When challenged, the employee admits:

They have not compared policy terms.
They have not assessed customer suitability.
They have not reviewed competing products.
They have no evidence that Insurer A is preferable.
They have seen a marketing campaign paid for by Insurer A that says Insurer A is strong - and that's what they've based the recommendation on.

Most observers would question whether such behaviour was appropriate. Yet ChatGPT can generate equivalent recommendations because recommendation-like language is deeply embedded in natural conversation.

This creates a difficult regulatory question. If a human repeatedly steers consumers towards products, many would regard that activity as advice or at least as something requiring oversight. If an AI system performs the same function, should the standard be different?

Information Versus Advice

The insurance industry has long relied on a distinction between information and advice.

For example:

"This insurer covers epilepsy."
"These insurers commonly insure travellers with epilepsy."
"These are the typical exclusions."
"These are the price ranges."

These statements provide information.

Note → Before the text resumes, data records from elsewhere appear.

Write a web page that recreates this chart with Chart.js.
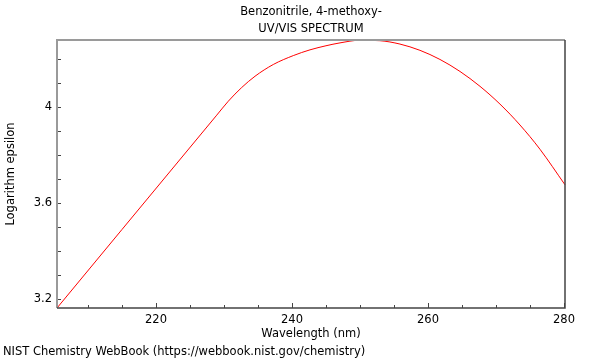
<!DOCTYPE html>
<html>
<head>
<meta charset="utf-8">
<script src="https://cdn.jsdelivr.net/npm/chart.js@4/dist/chart.umd.min.js"></script>
<style>
  body { margin: 0; background: #fff; }
  #wrap { width: 600px; height: 360px; }
</style>
</head>
<body>
<div id="wrap"><canvas id="spec" width="600" height="360"></canvas></div>
<script>
// values
const wavelengths = [205.44, 215, 228.93, 230.63, 232.6, 234.56, 237.25, 240.19, 242.65, 245.0, 247.06, 250.0, 252.94, 255.88, 258.82, 261.76, 264.71, 267.65, 270.59, 273.53, 276.47, 280.15];
const logEpsilon  = [3.164, 3.491, 3.967, 4.025, 4.082, 4.129, 4.178, 4.215, 4.239, 4.256, 4.268, 4.279, 4.277, 4.263, 4.237, 4.199, 4.149, 4.087, 4.013, 3.926, 3.825, 3.677];
const xTicks = [220, 240, 260, 280];
const yTicks = [3.2, 3.6, 4.0];
const xMinor = [210, 215, 220, 225, 230, 235, 240, 245, 250, 255, 260, 265, 270, 275, 280];
const yMinor = [3.2, 3.3, 3.4, 3.5, 3.6, 3.7, 3.8, 3.9, 4.0, 4.1, 4.2];

const fontFam = "'DejaVu Sans', sans-serif";
const fs = 11.5;

// frame + inward tick marks
const framePlugin = {
    id: 'frame',
    afterDraw(chart) {
        const ctx = chart.ctx;
        const a = chart.chartArea;
        const xs = chart.scales.x, ys = chart.scales.y;
        ctx.save();
        ctx.lineWidth = 1;
        ctx.strokeStyle = '#444';
        ctx.beginPath();
        xMinor.forEach(v => {
            const px = Math.round(xs.getPixelForValue(v)) + 0.5;
            const len = xTicks.includes(v) ? 5 : 3;
            ctx.moveTo(px, a.bottom);
            ctx.lineTo(px, a.bottom - len);
        });
        yMinor.forEach(v => {
            const py = Math.round(ys.getPixelForValue(v)) + 0.5;
            ctx.moveTo(a.left, py);
            ctx.lineTo(a.left + 4, py);
        });
        ctx.stroke();

        ctx.lineWidth = 2;
        ctx.strokeStyle = '#9a9a9a';
        ctx.beginPath();
        ctx.moveTo(a.left, a.bottom);
        ctx.lineTo(a.left, a.top);
        ctx.lineTo(a.right, a.top);
        ctx.stroke();
        ctx.lineWidth = 1.5;
        ctx.strokeStyle = '#444';
        ctx.beginPath();
        ctx.moveTo(a.right, a.top);
        ctx.lineTo(a.right, a.bottom);
        ctx.lineTo(a.left, a.bottom);
        ctx.stroke();
        ctx.restore();
    }
};

const ctx = document.getElementById('spec');
const myChart = new Chart(ctx, {
    type: 'line',
    data: {
        datasets: [{
            data: wavelengths.map((w, i) => ({ x: w, y: logEpsilon[i] })),
            borderColor: 'rgb(255, 0, 0)',
            borderWidth: 1,
            pointRadius: 0,
            cubicInterpolationMode: 'monotone',
            fill: false
        }]
    },
    options: {
        responsive: false,
        animation: false,
        clip: false,
        layout: { padding: { left: 3, right: 35, top: 0, bottom: 0 } },
        plugins: {
            legend: { display: false },
            tooltip: { enabled: false },
            title: {
                display: true,
                fullSize: false,
                text: ['Benzonitrile, 4-methoxy-', 'UV/VIS SPECTRUM'],
                color: '#000',
                font: { family: fontFam, size: fs, weight: 'normal', lineHeight: 1.478 },
                padding: { top: 4, bottom: 2 }
            },
            subtitle: {
                display: true,
                position: 'bottom',
                align: 'start',
                text: 'NIST Chemistry WebBook (https://webbook.nist.gov/chemistry)',
                color: '#000',
                font: { family: fontFam, size: fs, weight: 'normal', lineHeight: 1.2 },
                padding: { top: 0, bottom: 1 }
            }
        },
        scales: {
            x: {
                type: 'linear',
                min: 205.44,
                max: 280.15,
                grid: { display: false, drawTicks: false },
                border: { display: false },
                afterBuildTicks: s => { s.ticks = xTicks.map(v => ({ value: v })); },
                afterFit: s => { s.height = 37.2; },
                ticks: {
                    color: '#000',
                    padding: 5,
                    maxRotation: 0,
                    font: { family: fontFam, size: fs },
                    callback: v => String(v)
                },
                title: {
                    display: true,
                    text: 'Wavelength (nm)',
                    color: '#000',
                    font: { family: fontFam, size: fs },
                    padding: { top: 0, bottom: 4 }
                }
            },
            y: {
                type: 'linear',
                min: 3.164,
                max: 4.28,
                grid: { display: false, drawTicks: false },
                border: { display: false },
                afterBuildTicks: s => { s.ticks = yTicks.map(v => ({ value: v })); },
                afterFit: s => { s.width = 54; },
                ticks: {
                    color: '#000',
                    padding: 5,
                    font: { family: fontFam, size: fs },
                    callback: v => String(Math.round(v * 10) / 10)
                },
                title: {
                    display: true,
                    text: 'Logarithm epsilon',
                    color: '#000',
                    font: { family: fontFam, size: fs },
                    padding: { top: 1, bottom: 0 }
                }
            }
        }
    },
    plugins: [framePlugin]
});
</script>
</body>
</html>
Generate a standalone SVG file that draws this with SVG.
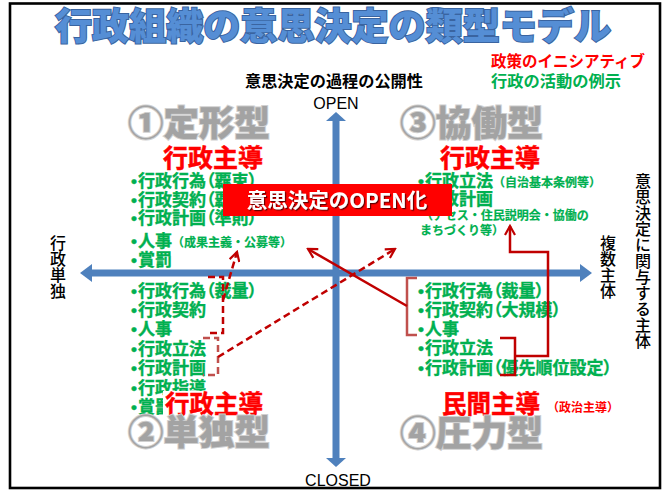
<svg xmlns="http://www.w3.org/2000/svg" width="667" height="490" viewBox="0 0 667 490">
<style>
text{font-family:"Noto Sans CJK JP","Noto Sans CJK SC",sans-serif;}
.title{font-size:37px;font-weight:900;fill:#558ed5;stroke:#3a64a0;stroke-width:2;paint-order:stroke;}
.g{font-size:17px;font-weight:bold;fill:#00b050;stroke:#00b050;stroke-width:0.35;font-feature-settings:"palt";}
.s{font-size:12px;font-feature-settings:normal;stroke-width:0.2;}
.b{font-family:"Liberation Sans",sans-serif;}
.lead{font-size:25px;font-weight:bold;fill:#ff0000;stroke:#ff0000;stroke-width:0.5;}
.type{font-size:35px;font-weight:900;fill:#a3a3a3;stroke:#d0d0d0;stroke-width:2;paint-order:stroke;}
.lbl{font-size:16px;font-weight:500;fill:#000;}
.vert{writing-mode:vertical-rl;}
.latin{font-family:"Liberation Sans",Arial,sans-serif;font-size:16px;fill:#000;}
.axis{stroke:#4f81bd;stroke-width:7;fill:none;}
.ahead{fill:#4f81bd;}
.dk{stroke:#c00000;stroke-width:2.5;fill:none;}
.lt{stroke:#c0504d;stroke-width:2.5;fill:none;}
.dash{stroke-dasharray:7,4;}
</style>
<defs>
<marker id="chev" viewBox="0 0 12 12" refX="10" refY="6" markerWidth="12" markerHeight="12" markerUnits="userSpaceOnUse" orient="auto">
<path d="M1,1 L10,6 L1,11" fill="none" stroke="#c00000" stroke-width="2.2" stroke-dasharray="none"/>
</marker>
<filter id="sh" x="-5%" y="-20%" width="110%" height="140%">
<feDropShadow dx="1.2" dy="1.2" stdDeviation="0.6" flood-color="#400000" flood-opacity="0.8"/>
</filter>
</defs>
<rect x="0" y="0" width="667" height="490" fill="#fff"/>
<rect x="10" y="3.5" width="650" height="484.5" fill="none" stroke="#000" stroke-width="2.6"/>

<g id="title">
<text class="title" x="55" y="40" textLength="556" lengthAdjust="spacingAndGlyphs">行政組織の意思決定の類型モデル</text>
</g>
<g id="legend">
<text x="491" y="67" font-size="16" font-weight="bold" fill="#ff0000" textLength="154" lengthAdjust="spacingAndGlyphs">政策のイニシアティブ</text>
<text x="491" y="86.5" font-size="16" font-weight="bold" fill="#00b050" textLength="130" lengthAdjust="spacingAndGlyphs">行政の活動の例示</text>
</g>
<g id="axis-title">
<text x="245" y="87" font-size="16" font-weight="bold" fill="#000" textLength="178" lengthAdjust="spacingAndGlyphs">意思決定の過程の公開性</text>
</g>

<g id="axes">
<line class="axis" x1="90" y1="273" x2="582" y2="273"/>
<polygon class="ahead" points="80,273 92,264 92,282"/>
<polygon class="ahead" points="592,273 580,264 580,282"/>
<line class="axis" x1="336" y1="119" x2="336" y2="460"/>
<polygon class="ahead" points="336,112 326,121 346,121"/>
<polygon class="ahead" points="336,467 326,458 346,458"/>
</g>
<g id="axis-labels">
<text class="latin" x="336" y="108.5" text-anchor="middle">OPEN</text>
<text class="latin" x="338" y="486" text-anchor="middle">CLOSED</text>
<text class="lbl vert" x="58" y="235">行政単独</text>
<text class="lbl vert" x="608" y="235">複数主体</text>
<text class="lbl vert" x="643" y="173" font-size="16.5">意思決定に関与する主体</text>
</g>

<g id="q1">
<text class="type" x="128" y="135.5" textLength="142" lengthAdjust="spacingAndGlyphs">①定形型</text>
<text class="lead" x="163" y="167" textLength="100" lengthAdjust="spacingAndGlyphs">行政主導</text>
<text class="g" y="186.5"><tspan class="b" x="131">•</tspan><tspan x="138">行政行為（覊束）</tspan></text>
<text class="g" y="205.5"><tspan class="b" x="131">•</tspan><tspan x="138">行政契約（覊束）</tspan></text>
<text class="g" y="224"><tspan class="b" x="131">•</tspan><tspan x="138">行政計画（準則）</tspan></text>
<text class="g" y="246.5"><tspan class="b" x="131">•</tspan><tspan x="138">人事</tspan><tspan class="s" x="172" font-size="13.3">（成果主義・公募等）</tspan></text>
<text class="g" y="265.5"><tspan class="b" x="131">•</tspan><tspan x="138">賞罰</tspan></text>
</g>

<g id="q3">
<text class="type" x="400" y="136" textLength="143" lengthAdjust="spacingAndGlyphs">③協働型</text>
<text class="lead" x="440" y="167" textLength="100" lengthAdjust="spacingAndGlyphs">行政主導</text>
<text class="g" y="186.5"><tspan class="b" x="418">•</tspan><tspan x="425">行政立法</tspan><tspan class="s" x="493">（自治基本条例等）</tspan></text>
<text class="g" y="204.5"><tspan class="b" x="418">•</tspan><tspan x="425">行政計画</tspan></text>
<text class="g s" x="421" y="219.5" font-size="11.6">（アセス・住民説明会・協働の</text>
<text class="g s" x="420" y="234.5" font-size="11.6">まちづくり等）</text>
</g>

<g id="q2">
<text class="g" y="296.5"><tspan class="b" x="131">•</tspan><tspan x="138">行政行為（裁量）</tspan></text>
<text class="g" y="316"><tspan class="b" x="131">•</tspan><tspan x="138">行政契約</tspan></text>
<text class="g" y="335"><tspan class="b" x="131">•</tspan><tspan x="138">人事</tspan></text>
<text class="g" y="354.5"><tspan class="b" x="131">•</tspan><tspan x="138">行政立法</tspan></text>
<text class="g" y="374"><tspan class="b" x="131">•</tspan><tspan x="138">行政計画</tspan></text>
<text class="g" y="393.5"><tspan class="b" x="131">•</tspan><tspan x="138">行政指導</tspan></text>
<text class="g" y="413"><tspan class="b" x="131">•</tspan><tspan x="138">賞罰</tspan></text>
<rect x="163" y="391" width="102" height="26" fill="#fff"/>
<text class="lead" x="165" y="413" textLength="98" lengthAdjust="spacingAndGlyphs">行政主導</text>
<text class="type" x="128" y="445" textLength="142" lengthAdjust="spacingAndGlyphs">②単独型</text>
</g>

<g id="q4">
<text class="g" y="296.5"><tspan class="b" x="418">•</tspan><tspan x="425">行政行為（裁量）</tspan></text>
<text class="g" y="315.5"><tspan class="b" x="418">•</tspan><tspan x="425">行政契約（大規模）</tspan></text>
<text class="g" y="334.5"><tspan class="b" x="418">•</tspan><tspan x="425">人事</tspan></text>
<text class="g" y="354"><tspan class="b" x="418">•</tspan><tspan x="425">行政立法</tspan></text>
<text class="g" y="373.5"><tspan class="b" x="418">•</tspan><tspan x="425">行政計画（優先順位設定）</tspan></text>
<text class="lead" x="442" y="413" textLength="98" lengthAdjust="spacingAndGlyphs">民間主導</text>
<text x="547" y="411.5" font-size="12" font-weight="bold" fill="#ff0000">（政治主導）</text>
<text class="type" x="400" y="446" textLength="143" lengthAdjust="spacingAndGlyphs">④圧力型</text>
</g>

<g id="connectors">
<path class="lt" d="M417,278 L407,278 L407,335 L417,335"/>
<path class="dk" d="M500,338 L515,338 L515,375 L500,375"/>
<path class="dk" d="M515,356 L548,356 L548,252 L510,252 L510,226" marker-end="url(#chev)"/>
<path class="dk" d="M407,306 L308,249" marker-end="url(#chev)"/>
<path class="dk dash" d="M208,277 L223,277 L223,333 L208,333"/>
<path class="dk dash" d="M223,300 L237,252" marker-end="url(#chev)"/>
<path class="lt dash" d="M203,338 L218,338 L218,375 L203,375"/>
<path class="dk dash" d="M218,357 L395,249" marker-end="url(#chev)"/>
</g>

<g id="open-box">
<rect x="223" y="184" width="229" height="32" fill="#ff0000"/>
<text x="337" y="208" font-size="20.5" font-weight="bold" fill="#fff" text-anchor="middle" filter="url(#sh)">意思決定のOPEN化</text>
</g>
</svg>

However:

"I'd start with AllClear."
"This is probably your best option."
"You should choose this insurer."

These statements look very much like recommendations.

The challenge is that LLMs are optimised to be helpful - probably over-optimised. Helpful conversation naturally drifts toward making recommendations.

Consumers rarely ask for information alone. They ask:

"What's the best option?"

The desire to appear helpful and answer directly pushes models across the information-advice boundary.

The Governance Challenge

This creates a governance problem that existing frameworks may struggle to address.

Traditional regulation assumes identifiable actors:

advisers
brokers
insurers
comparison sites.

LLMs do not fit neatly into those categories, yet they influence consumer decisions in similar ways. The result is a growing tension:

Models are capable of influencing purchasing decisions.
Models lack the evidential basis expected of regulated advice, but give the impression of having it when re-hashing marketing materials.
Users understandably interpret model outputs as advice.
The scale of deployment magnifies the potential impact.

A New Regulatory Question

Regulators need to start asking a different version of an old question:

When an AI system systematically generates recommendation-like outputs about regulated products, what standards of evidence, accountability and oversight should apply?

This is not simply an AI question. It is a consumer protection question. The insurance industry has spent decades building frameworks around suitability, disclosure, accountability and advice standards. Large language models challenge many of those assumptions because they can produce the language of advice without necessarily performing the process behind it. That gap may become one of the defining regulatory challenges of AI in financial services.